Hello friends. One of the more contentious debates of recent weeks has been between game reviewers with their glowing reception of The Fullbright Company's emotionally powerful indie game Gone Home and that of the game's more pragmatic detractors who point to its relatively high cost and relatively low running time as major problems. Now far be it from me to be any sort of grand arbiter for this dispute, but I can point out a few directions in which Gone Home might improve should it ever see a remastered version.

Did I mention that I'm not a very good game designer?

(It probably goes without saying, but there's a few Gone Home spoilers below. Read at your peril.)

List items

  • Former Intern Nick and I discussed how the inclusion of Elebits in subsequent playthroughs might brighten the game's dour (but optimistic) tone. Well, all right, we were joking about how tiny orange monsters and throwing furniture around might really improve its down-to-earth heartfelt story. It's still a fact that I've never had more fun exploring a big house than I did in Elebits.

  • Likewise, having some kind of catalogue of items to locate and then check off once found would really make a second playthrough worthwhile. Finding all the notes and journal entries, all those little badges with their slogans, a whole set of those differently colored mugs... it could be that my intrinsic kleptomania is making me take leave of my senses.

  • Likewise, this unsurprisingly mediocre PS2 Garfield game is all about exploring a big house and putting an assortment of random objects back in their rightful places. Since there's already an option to put things back where you found them in Gone Home, why not go one step further and let you put glasses and cutlery in the kitchen, food wrappers in the garbage, clothes in a hamper and so on? I mean, that's going to be fun to an extremely small number of people, but as a recent list of mine attests to there's a niche market for games where you clean everything up. Maybe there's even a best ending where your parents aren't even mad that their daughter's missing and half the electronics are gone because you did such a good job tidying up the place.
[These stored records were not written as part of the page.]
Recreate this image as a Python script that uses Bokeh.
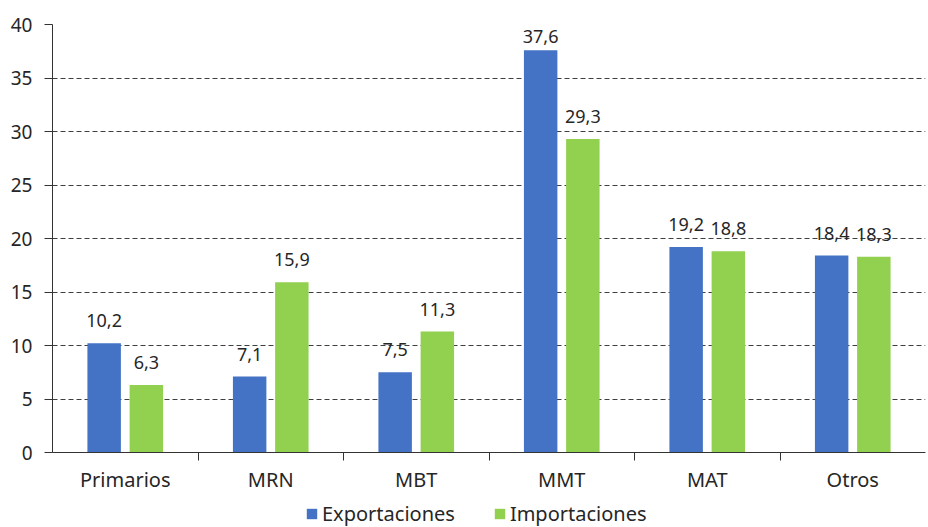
from bokeh.plotting import figure
from bokeh.layouts import column
from bokeh.models import ColumnDataSource, FixedTicker, Range1d, Legend, LegendItem, LabelSet
from bokeh.core.properties import value
from bokeh.embed import file_html
from bokeh.resources import INLINE

categories = ["Primarios", "MRN", "MBT", "MMT", "MAT", "Otros"]
exportaciones = [10.2, 7.1, 7.5, 37.6, 19.2, 18.4]
importaciones = [6.3, 15.9, 11.3, 29.3, 18.8, 18.3]
y_ticks = [0, 5, 10, 15, 20, 25, 30, 35, 40]
series_names = ["Exportaciones", "Importaciones"]

BLUE = "#4472C4"
GREEN = "#92D050"
FONT = "Noto Sans"
TXT = "#262626"

centers = [i + 0.5 for i in range(len(categories))]
off = 0.145
bw = 0.23
Y_MAX = 40


def lbl_pos(vals):
    # label sits ~2 units above the bar, kept inside the plot area
    return [min(v + 2.1, Y_MAX - 1.1) for v in vals]


def fmt(vals):
    return [f"{v:.1f}".replace(".", ",") for v in vals]


src_e = ColumnDataSource(dict(x=[c - off for c in centers], top=exportaciones,
                              ly=lbl_pos(exportaciones), lbl=fmt(exportaciones)))
src_i = ColumnDataSource(dict(x=[c + off for c in centers], top=importaciones,
                              ly=lbl_pos(importaciones), lbl=fmt(importaciones)))

p = figure(width=928, height=497, output_backend="svg", toolbar_location=None,
           x_range=Range1d(0, len(categories)), y_range=Range1d(0, Y_MAX),
           min_border_left=52, min_border_right=3, min_border_top=24, min_border_bottom=45)
p.outline_line_color = None
p.background_fill_color = "white"

p.vbar(x="x", top="top", width=bw, source=src_e, fill_color=BLUE, line_color=None)
p.vbar(x="x", top="top", width=bw, source=src_i, fill_color=GREEN, line_color=None)

for s in (src_e, src_i):
    p.add_layout(LabelSet(x="x", y="ly", text="lbl", source=s, text_align="center",
                          text_baseline="middle", text_font=value(FONT),
                          text_font_size="18px", text_color=TXT))

# grid
p.xgrid.visible = False
p.ygrid.ticker = FixedTicker(ticks=y_ticks[1:])
p.ygrid.grid_line_color = "#404040"
p.ygrid.grid_line_dash = "5 3"
p.ygrid.grid_line_width = 1

# y axis
p.yaxis.ticker = FixedTicker(ticks=y_ticks)
p.yaxis.axis_line_color = "#333333"
p.yaxis.major_tick_line_color = "#333333"
p.yaxis.major_tick_out = 8
p.yaxis.major_tick_in = 0
p.yaxis.minor_tick_line_color = None
p.yaxis.major_label_text_font = FONT
p.yaxis.major_label_text_font_size = "19px"
p.yaxis.major_label_text_color = TXT
p.yaxis.major_label_standoff = 12

# x axis: labels at category centers, ticks at category boundaries
p.xaxis.ticker = FixedTicker(ticks=centers, minor_ticks=list(range(1, len(categories))))
p.xaxis.major_label_overrides = {c: n for c, n in zip(centers, categories)}
p.xaxis.axis_line_color = "#333333"
p.xaxis.major_tick_line_color = None
p.xaxis.major_tick_out = 0
p.xaxis.minor_tick_line_color = "#333333"
p.xaxis.minor_tick_out = 8
p.xaxis.minor_tick_in = 0
p.xaxis.major_label_text_font = FONT
p.xaxis.major_label_text_font_size = "20px"
p.xaxis.major_label_text_color = TXT
p.xaxis.major_label_standoff = 5

# legend strip
pl = figure(width=928, height=30, output_backend="svg", toolbar_location=None,
            x_range=Range1d(0, 1), y_range=Range1d(0, 1),
            min_border_left=0, min_border_right=0, min_border_top=0, min_border_bottom=0)
pl.axis.visible = False
pl.grid.visible = False
pl.outline_line_color = None
# swatch renderers kept outside the visible range; only their legend glyphs show
le = pl.vbar(x=[-5], top=[-5], width=0.1, fill_color=BLUE, line_color=None)
li = pl.vbar(x=[-5], top=[-5], width=0.1, fill_color=GREEN, line_color=None)
legend = Legend(items=[LegendItem(label=series_names[0], renderers=[le]),
                       LegendItem(label=series_names[1], renderers=[li])],
                orientation="horizontal", location=(253, 0),
                label_text_font=FONT, label_text_font_size="20px", label_text_color=TXT,
                glyph_width=13, glyph_height=13, spacing=38, label_standoff=4,
                border_line_color=None, background_fill_alpha=0, padding=0, margin=0)
pl.add_layout(legend)

open("out.html", "w").write(file_html(column(p, pl, spacing=0), INLINE))
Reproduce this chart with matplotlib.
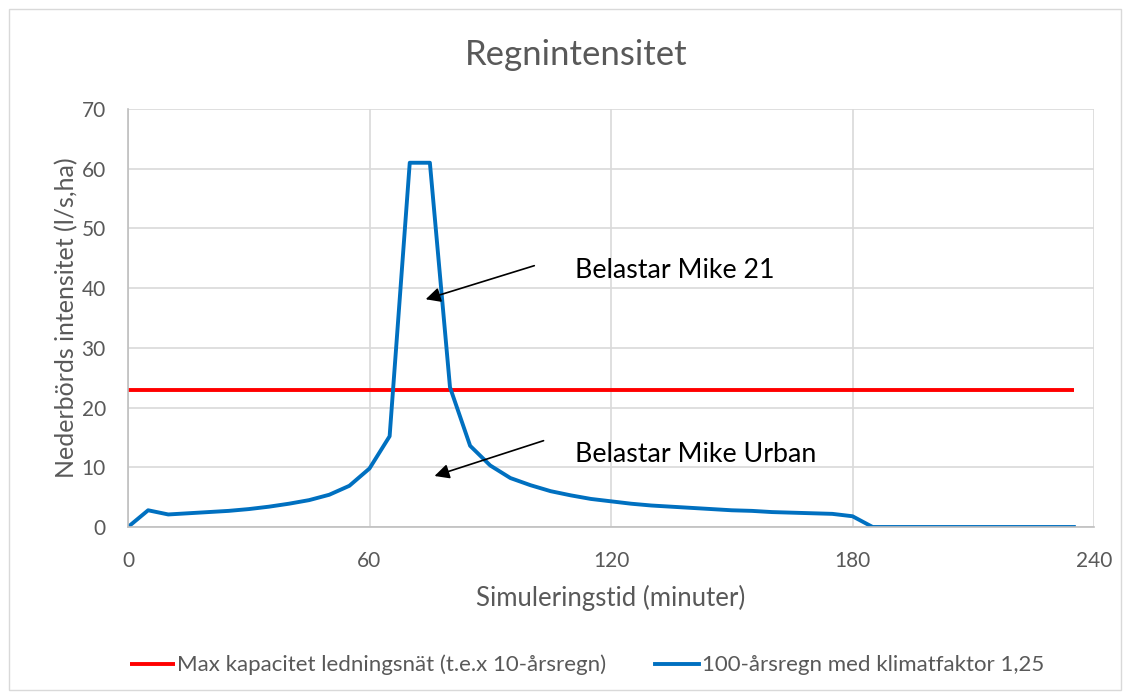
import matplotlib
matplotlib.use("Agg")
import matplotlib.pyplot as plt
from matplotlib.patches import Rectangle

plt.rcParams['font.family'] = ['Lato', 'DejaVu Sans']

time_min = [0, 5, 10, 15, 20, 25, 30, 35, 40, 45, 50, 55, 60, 65, 70, 75, 80, 85, 90,
            95, 100, 105, 110, 115, 120, 125, 130, 135, 140, 145, 150, 155, 160, 165,
            170, 175, 180, 185, 190, 195, 200, 205, 210, 215, 220, 225, 230, 235]
rain_100yr = [0, 2.8, 2.1, 2.3, 2.5, 2.7, 3.0, 3.4, 3.9, 4.5, 5.4, 6.9, 9.8, 15.2, 61.0, 61.0,
              23.4, 13.6, 10.3, 8.2, 7.0, 6.0, 5.3, 4.7, 4.3, 3.9, 3.6, 3.4, 3.2, 3.0, 2.8,
              2.7, 2.5, 2.4, 2.3, 2.2, 1.8, 0, 0, 0, 0, 0, 0, 0, 0, 0, 0, 0]
max_cap_time = [0, 235]
max_cap_value = [22.9, 22.9]

label_red = "Max kapacitet ledningsnät (t.e.x 10-årsregn)"
label_blue = "100-årsregn med klimatfaktor 1,25"
title = "Regnintensitet"
xlabel = "Simuleringstid (minuter)"
ylabel = "Nederbörds intensitet (l/s,ha)"
x_ticks = [0, 60, 120, 180, 240]
y_ticks = [0, 10, 20, 30, 40, 50, 60, 70]

TXT = '#595959'
GRID = '#d9d9d9'

fig = plt.figure(figsize=(11.31, 6.99), dpi=100)
fig.patches.append(Rectangle((9/1131, 9/699), 1112/1131, 681/699, transform=fig.transFigure,
                             fill=False, edgecolor='#d9d9d9', linewidth=1))
ax = fig.add_axes([128/1131, 1-527/699, (1094-128)/1131, (527-109)/699])

ax.plot(max_cap_time, max_cap_value, color='#ff0000', linewidth=2.8, label=label_red,
        solid_capstyle='butt')
ax.plot(time_min, rain_100yr, color='#0070c0', linewidth=2.8, label=label_blue,
        solid_joinstyle='round')

ax.set_xlim(0, 240)
ax.set_ylim(0, 70)
ax.set_xticks(x_ticks)
ax.set_yticks(y_ticks)
ax.grid(True, color=GRID, linewidth=1.2)
ax.set_axisbelow(True)
for s in ['top', 'right']:
    ax.spines[s].set_visible(False)
for s in ['left', 'bottom']:
    ax.spines[s].set_color('#bfbfbf')
    ax.spines[s].set_linewidth(1.2)
ax.tick_params(axis='x', length=0, labelsize=15, colors=TXT, pad=17)
ax.tick_params(axis='y', length=0, labelsize=15, colors=TXT, pad=16)
ax.set_xlabel(xlabel, fontsize=18.5, color=TXT, labelpad=10)
ax.set_ylabel(ylabel, fontsize=18, color=TXT, labelpad=2)
fig.text(576/1131, 1-55/699, title, ha='center', va='center', fontsize=25, color=TXT)

arrowprops = dict(arrowstyle='-|>', color='black', lw=1.2, mutation_scale=22)
ax.annotate('', xy=(73.3, 38.0), xytext=(101.6, 43.9), arrowprops=arrowprops)
ax.annotate('', xy=(75.5, 8.4), xytext=(103.9, 14.6), arrowprops=arrowprops)
ax.text(111, 42.9, "Belastar Mike 21", fontsize=19.3, color='black', va='center', ha='left')
ax.text(111, 12.1, "Belastar Mike Urban", fontsize=19.3, color='black', va='center', ha='left')

fig.legend(loc='center', bbox_to_anchor=(587/1131, 1-665/699), ncol=2, frameon=False,
           fontsize=16, labelcolor=TXT, handlelength=2.0, handletextpad=0.1,
           columnspacing=2.2)

fig.savefig('out.png', dpi=100)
  • One of Gone Home's more effective tactics is evoking various horror game beats without actually invoking them. Empty and dark places seem eerie and the lights flicker at opportune moments but in the end there's only one ghost and he can be defeated pretty easily with the magical spirit flashlight and the Book of Dreams. I'd say it wouldn't hurt to sprinkle a few more ghosts in there. Maybe also a working vacuum cleaner that you can strap onto your back.

  • What if the electricity is completely out? Well, it would mean using an ineffectual light source and having to squint at all the reading material. That's... that's an improvement, right?

  • I'm not done with the horror beats, and a big house like the Greenbriar estate has a whole lot of small, confined spaces to hide terrors in. You might scoff, but don't forget: The game's central theme is all about coming out of the closet and freaking out people.

  • Sure. I mean, it's not like they've ever made a game actively worse with their inclusion. Where are your AAA aspirations, Fullbright?

  • "Are you ready to take on the poolhouse? 13 new objects to pick up! 3 new notes that reveal even more secrets! Literally minutes of extra game time!"

  • "That all rather depends, dear sister, on what one considers to be a Christmas Duck."

  • Wouldn't a system that rewards bonuses for every hour of gameplay be completely redundant and stupid in a 2 hour long game? I'm so glad this isn't a thing in the universe I'm currently occupying. Of course, the Nazis won in this particular reality, but then I never claimed it was perfect.